Our LDA analysis revealed that many bacterial taxa were more abundant in NFE group, and they mostly belonged to phylum Actinobacteria, Bacteroidetes and Fusobacteria. Meanwhile, some bacterial taxa were more enriched in mild group, and they mostly belonged to phylum Actinobacteria and Bacteroidetes. Pragman et al. [14] also found that Actinomyces was more common in the sputum of NFE group as compared with FE group. Guo et al. [20] reported that large numbers of bacteria that colonized on the surface of the respiratory mucosa of healthy people were mainly Actinobacteria and Bacteroidete. He et al. [21] found that community-acquired pneumonia presented a depletion of some genera of the phylum Bacteroidetes in bronchoalveolar lavage samples. All these studies agree with our research in some sense. We found that species more enriched in FE or severe group mostly belonged to phylum Proteobacteria, which agrees with the finding of the over-representation of Proteobacteria phylum in severe COPD in other studies [13, 21, 22].

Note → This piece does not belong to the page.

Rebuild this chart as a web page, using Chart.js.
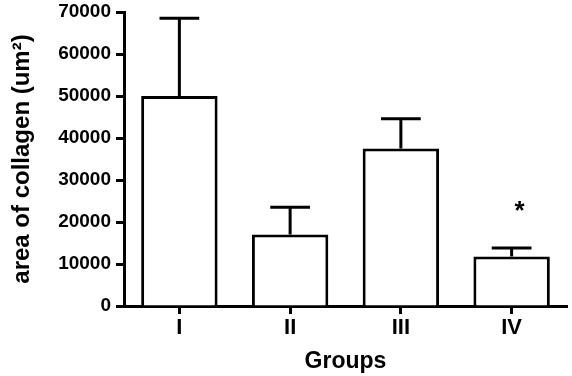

Bifidobacterium and Bifidobacterium dentium showed a positive correlation with FEV1/pre. Some studies reported that Bifidobacterium was good to airway inflammation in asthma [23, 24], which seemingly agrees with our finding. In addition, we identified a lot of bacterial genera or species mainly belong to phylum Fusobacteria, Bacteroidetes and Actinobacteria. They were found to be negatively correlated with the frequency of exacerbation, which is first reported in our study.

To the best of knowledge, this is the first study reporting the use of mNGS to compare the sputum microbiome in COPD of different exacerbation frequencies or lung function. Compared with 16S rRNA, mNGS has the advantages of (1) covering not only bacteria but also eukaryotes and DNA viruses; (2) higher taxonomic resolution at species level instead of genus level; (3) lower potential of bias due to the untargeted nature of the methodology; (4) enabling to discover new or unexpected organism [25]. As the sputum was collected during stable phase of COPD patients, the effect of antibiotics should have been avoided. Nowadays, mNGS may play a role in identifying pathogen in COPD exacerbation. Our research applied mNGS to investigate the correlation of sputum microbiome and disease severity during COPD stable phase, which means in the future mNGS may be a strong tool to predict COPD progress and direct COPD treatment.

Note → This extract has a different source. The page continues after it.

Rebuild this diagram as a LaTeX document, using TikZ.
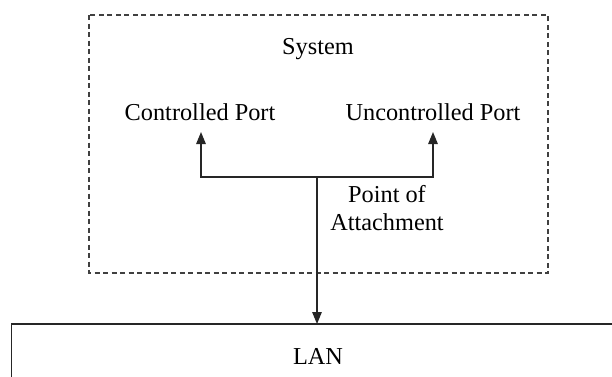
\documentclass[tikz,border=0pt]{standalone}
\usepackage{fontspec}
\setmainfont{Liberation Serif}
\usetikzlibrary{arrows.meta}
\tikzset{
  lbl/.style={inner sep=0pt, anchor=base, font=\fontsize{24.3}{28}\selectfont, align=center},
  wire/.style={line width=1.3pt, draw=black!85},
  sysbox/.style={line width=1.3pt, draw=black!75, dash pattern=on 5pt off 3.5pt},
  tip/.style={-{Triangle[length=12pt,width=9.5pt]}}
}
\begin{document}
\begin{tikzpicture}[x=1pt,y=-1pt]
  \useasboundingbox (0,0) rectangle (612,376);
  \clip (0,0) rectangle (612,376);

  % system boundary
  \draw[sysbox] (89,15) rectangle (548,273);

  % labels (a multi-line label sits on the baseline of its last line)
  \node[lbl] (sys) at (318,54) {System};
  \node[lbl] (cp) at (200,120) {Controlled Port};
  \node[lbl] (up) at (433,120) {Uncontrolled Port};
  \node[lbl] (poa) at (387,230) {Point of\\Attachment};
  \node[lbl] (lan) at (318,364) {LAN};

  % connection points
  \coordinate (cptip) at (201,132);
  \coordinate (uptip) at (433,132);
  \coordinate (junc) at (317,177);
  \coordinate (lantop) at (317,324);

  % LAN box (extends past the right and bottom edges)
  \draw[wire] (11.5,380) -- (11.5,324) -- (620,324);

  % port fan-out and attachment link
  \draw[wire, tip] (junc) -| (cptip);
  \draw[wire, tip] (junc) -| (uptip);
  \draw[wire, tip] (junc) -- (lantop);
\end{tikzpicture}
\end{document}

There are some limitations in this study. Firstly, the sample size was not large enough, and therefore larger COPD cohort studies are required to verify our findings and conclusions. In addition, our study is a cross-sectional study which only allowed for correlation analysis and did not allow for causal relationship exploration. To form a longitudinal cohort, the patients enrolled in this study will be followed up continuously. Finally, the baseline FEV1/pre was not balanced between NFE and FE groups. Although we analyzed differences between groups with different lung functions to minimize the limitation, some bias may not be avoidable.

Conclusion

Microbiome diversity was lower in frequent COPD exacerbators, but similar between different lung function groups. The microbiome composition changed between different groups as well. It is still necessary to gain a better understanding about the underlying mechanism of the microbiome and exacerbation frequency or lung function for the sake of improving the clinical outcome of COPD treatment.